One way to maximize the value of your dollar while paying off debts is to target where each of your dollars goes. The most efficient way to do this is to focus as much of your money into paying off the principal and try to minimize the amount of interest you are paying - by paying off your highest interest rate balances first, or transferring your high interest rate balances to a lower interest rate card.
If you have multiple credit cards and loans, take a look at each bill and prioritize them in order from highest interest rate to lowest interest rate. Pay the minimum for each bill except the one with the highest interest rate. For the debt with the highest interest rate, pay as much as you can each month.
Once you finish paying off the account with the highest interest rate, or are able to transfer that high interest rate balance to a 0% or low interest card, focus all of your resources into paying off the account with the next highest interest rate.
Repeat this process - and try to focus all of your financial resources on paying off one bill at a time.
Taking this approach will consistently reduce your debt’s average interest rate because you are consistently paying off the balance with the highest interest rate (or transferring it). And over time, it will help you build momentum toward eliminating all of your debts because you will be able to use a larger and larger percentage of your financial resources to put toward the principal of your balance and not just interest.
This will allow you to minimize the amount of interest expense you have to pay by focusing all of your financial resources on the debt that is costing you the most in interest each month.

July 9th, 2007 at 12:51 pm
The best think is not to have debbts at all. Make money first invest them save them and than buy what you need.
July 11th, 2007 at 12:30 am
It is amazing that the average home has over $8000 in credit card debt alone. Being debt free is where it is at. Less stress dealing with all those bills. Cut up those cards and throw them away if you are unable to stop charging.
I drove old cars and fixed them up and sold them for what I had in them for several years. I did without other things so I could pay off my school loans. Boy was it a relief to be done with them.
July 17th, 2007 at 12:59 am
I don’t agree.
Pay off the debt that has the highest interest AMOUNT first, not the highest interest RATE. If you have two credit cards, and one is 9% and one is 24% you may have a huge balance on the 9% one and the 24% may be alot lower. You could very well be paying less on interest on the 24% card. If you were to work hard to pay it off first you are still paying all of that money on the 9% debt.
xoxo
Patrick
http://stopdoingnothing.com
July 17th, 2007 at 5:06 am
I agree to first comment, no debt is best anyway.

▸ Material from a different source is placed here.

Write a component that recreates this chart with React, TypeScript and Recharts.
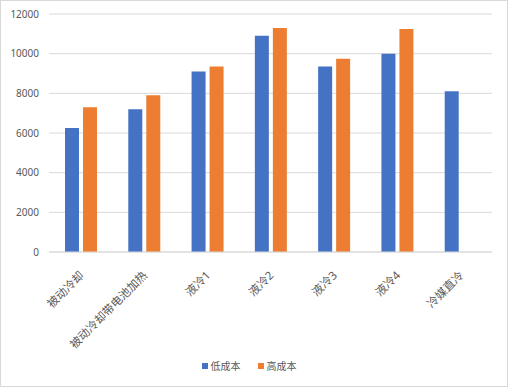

July 25th, 2007 at 9:27 pm
You are absolutely correct. I would also recommend consolidating as much of the balance as possible on the lowest rate card when you get started as well.
September 11th, 2007 at 9:05 pm
Debt needs to be eliminated as soon as possible. We all have to borrow money from time to time. Paying interest is wasted money, the longer you pay it the more it costs you. Start today, and begin by increasing your debt repayment as much as you can.
December 7th, 2007 at 11:20 am
I totally disagree with the idea of paying off the highest interest first. Why, because it is harder to pay these off. The high interest you pay makes it harder to pay off the principal. You should pay off the card you can clear the quickest and then roll that amount on to the next card that will pay off quickest and so on. This method will clear your debts years earlier.
February 5th, 2008 at 3:50 pm
Of course debt free is the best way..
but if you are not debt free, I agree, the best way to get there would be to pay off the lowest balance first, then you have that minimum to apply to the next card.
IE
Card 1: $2,999 22% interest minimum 100.00
Card 2: $ 500 13% interest minimum 30.00
Card 3: $ 700 16 % interest minimum 37.00
I totally made these up for my example, but if you pay just the minimum it won’t come down. If you are able to put an extra 100.00 towards the $500 , it will be paid off in 5 months and then you can apply the extra towards the next..
That $30 turned into $130 for the first card, then $167.00 for the next card…
Then $267.00 for the last.
If you only pay minimums to all three you are just throwing money away..
I hope that helps.
February 9th, 2008 at 9:32 am
Using your examples:
Card 1: $2,999 22% interest minimum 100.00
Card 2: $ 500 13% interest minimum 30.00
Card 3: $ 700 16 % interest minimum 37.00
The best thing to do would be:
(a) transfer the $2,999 @ 22% balance to a 0% or low interest rate card
(b) pay the minimum on the $500 balance (card 2) while paying off as much as you can of the $700 balance (card 3) each month
(c) once the $700 balance (card 3) is paid off, focus all of your resources on the $500 balance card (card 2)
(d) once card 2 is paid off, focus all of your resources on paying off the card 1 balance (since it is now at the lowest interest rate)
I agree that if you only pay the minimums on all accounts you are wasting money.
When I say to pay off the highest interest rate first, you pay the minimum on the other cards while you focus as much of your financial resources as you can to pay off the balance with the highest interest rate. I say this because the highest interest rate balance is costing you the most in interest each month. In order to reduce your interest payments you either need to pay off that balance or reduce the interest rate by transferring the balance to a 0% or low interest card.